Fibrin fibers are an essential component of blood clots. They provide structural support and prevent embolism. Formation of fibrin fibers is initiated by the enzyme thrombin, which is a product of the coagulation cascade. It converts fibrinogen into fibrin monomers. Fibrin monomers polymerize to form half-staggered protofibrils that laterally aggregate to form fibrin fibers. Fibrin fibers form a mesh or gel-like structure over an injury zone and in and around platelet aggregates. It is known that the structure of fibers are dependent on the conditions in which they are formed. We present a two-dimensional mathematical model of fibrin polymerization in flow with feedback on the fluid. We include a spatial-temporal source of fibrin monomers from a simplified coagulation scheme. In the model, fibrin polymerizes by forming linear bonds between any two oligomers and by forming branch points between any three oligomers.
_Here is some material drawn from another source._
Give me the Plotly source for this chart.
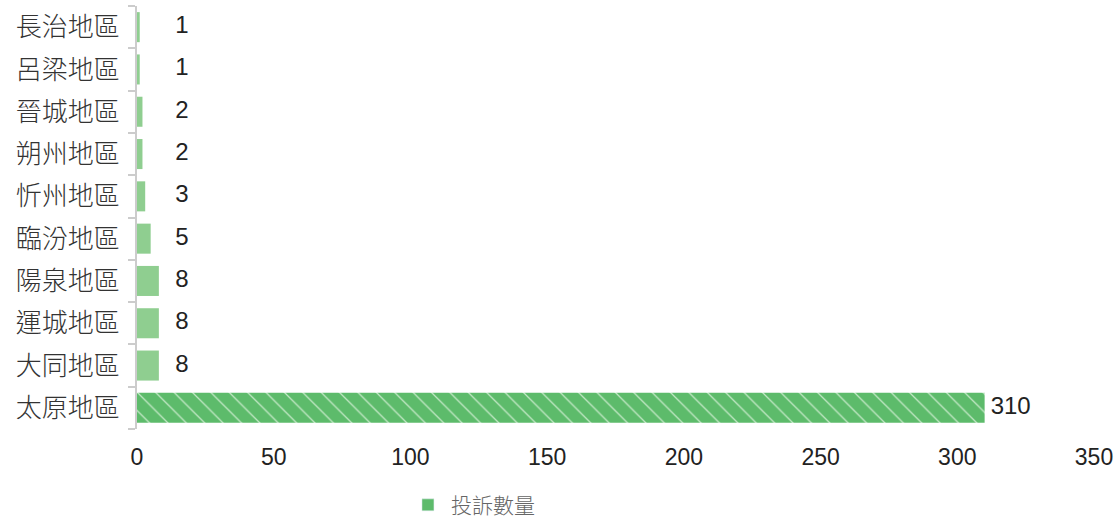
import plotly.graph_objects as go
import numpy as np

# data (bottom to top)
regions = ["太原地區", "大同地區", "運城地區", "陽泉地區", "臨汾地區", "忻州地區", "朔州地區", "晉城地區", "呂梁地區", "長治地區"]
complaints = [310, 8, 8, 8, 5, 3, 2, 2, 1, 1]
series_name = "投訴數量"
x_ticks = [0, 50, 100, 150, 200, 250, 300, 350]

LIGHT = "#8fce90"
DARK = "#5dbb6b"
STRIPE = "#c3e8c6"
LABEL_MIN = 14   # labels of tiny bars sit at a common column
LABEL_GAP = 2.2  # gap between long bars and their label (data units)

top = max(complaints)
top_regions = [r for r, v in zip(regions, complaints) if v == top]
top_vals = [v for v in complaints if v == top]
rest_regions = [r for r, v in zip(regions, complaints) if v != top]
rest_vals = [v for v in complaints if v != top]

NUM_FONT = "Liberation Sans, Noto Sans CJK TC, sans-serif"
CJK_FONT = "Noto Sans CJK TC, sans-serif"

fig = go.Figure()
fig.add_trace(go.Bar(
    x=rest_vals, y=rest_regions, orientation="h", name=series_name,
    marker=dict(color=LIGHT, line=dict(width=0)),
    width=0.71, showlegend=False, hoverinfo="x+y",
))
fig.add_trace(go.Bar(
    x=top_vals, y=top_regions, orientation="h", name=series_name,
    marker=dict(color=DARK, line=dict(width=0),
                pattern=dict(shape="\\", fgcolor=STRIPE, bgcolor=DARK, fgopacity=1,
                             size=13, solidity=0.1, fillmode="replace")),
    width=0.71, showlegend=False, hoverinfo="x+y",
))
fig.add_trace(go.Scatter(
    x=np.maximum(np.array(complaints) + LABEL_GAP, LABEL_MIN), y=regions, mode="text",
    text=[str(v) for v in complaints], textposition="middle right",
    textfont=dict(size=24, color="#222222", family=NUM_FONT),
    showlegend=False, hoverinfo="skip",
))
# legend entry
fig.add_trace(go.Bar(x=[None], y=[None], orientation="h", name=series_name,
                     marker=dict(color=DARK), showlegend=True))

fig.update_layout(
    width=1118, height=523,
    margin=dict(l=137, r=24, t=6, b=94),
    paper_bgcolor="white", plot_bgcolor="white",
    font=dict(family=NUM_FONT, color="#333333"),
    barmode="overlay",
    legend=dict(orientation="h", x=0.28, xanchor="left",
                yref="container", y=0.034, yanchor="middle",
                font=dict(size=21, color="#666666", family=CJK_FONT, weight=300), itemwidth=36),
    xaxis=dict(range=[0, 350], tickvals=x_ticks, showgrid=False, zeroline=False,
               showline=False, ticks="", tickfont=dict(size=23, color="#222222"),
               ticklabelstandoff=12, fixedrange=True, automargin=False),
    yaxis=dict(type="category", categoryorder="array", categoryarray=regions,
               showline=True, linecolor="#cccccc", linewidth=2,
               ticks="outside", tickson="boundaries", ticklen=7, tickcolor="#cccccc", tickwidth=2,
               tickfont=dict(size=26, color="#333333", family=CJK_FONT, weight=300),
               ticklabelstandoff=10,
               showgrid=False, zeroline=False, fixedrange=True, automargin=False),
)

fig.write_html("out.html")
Because we want to track oligomer concentrations composed of any number of monomers and branch points, we have a doubly infinite set of PDEs which include diffusion and advection of oligomers. Using a generating function and a change of variable, we find a closed system of equations to study fibrin gelation and postgelation dynamics. The model tracks both branch point and fibrin mass densities of the gel which are used to calculate a distribution of fiber diameters and pore sizes. The permeability of the gel, which is calculated from the volume fraction of fibrin and the fiber diameters, is used to hinder the fluid velocity through a Brinkman term. We vary model parameters, such as the thrombin production rate and the rate of branch point formation, to find what effect this has on clot structure. We also present two model modifications. We alter the model to include thrombin production on three different distributions of platelet aggregates. We also modify the model to include hindered transport on all proteins. The diffusivity and advection of oligomers and coagulation proteins are dependent on the amount of gel at each spatial locations. An additional velocity term is included that moves proteins from areas of high volume fraction of gel to areas of low gel volume fraction of gel.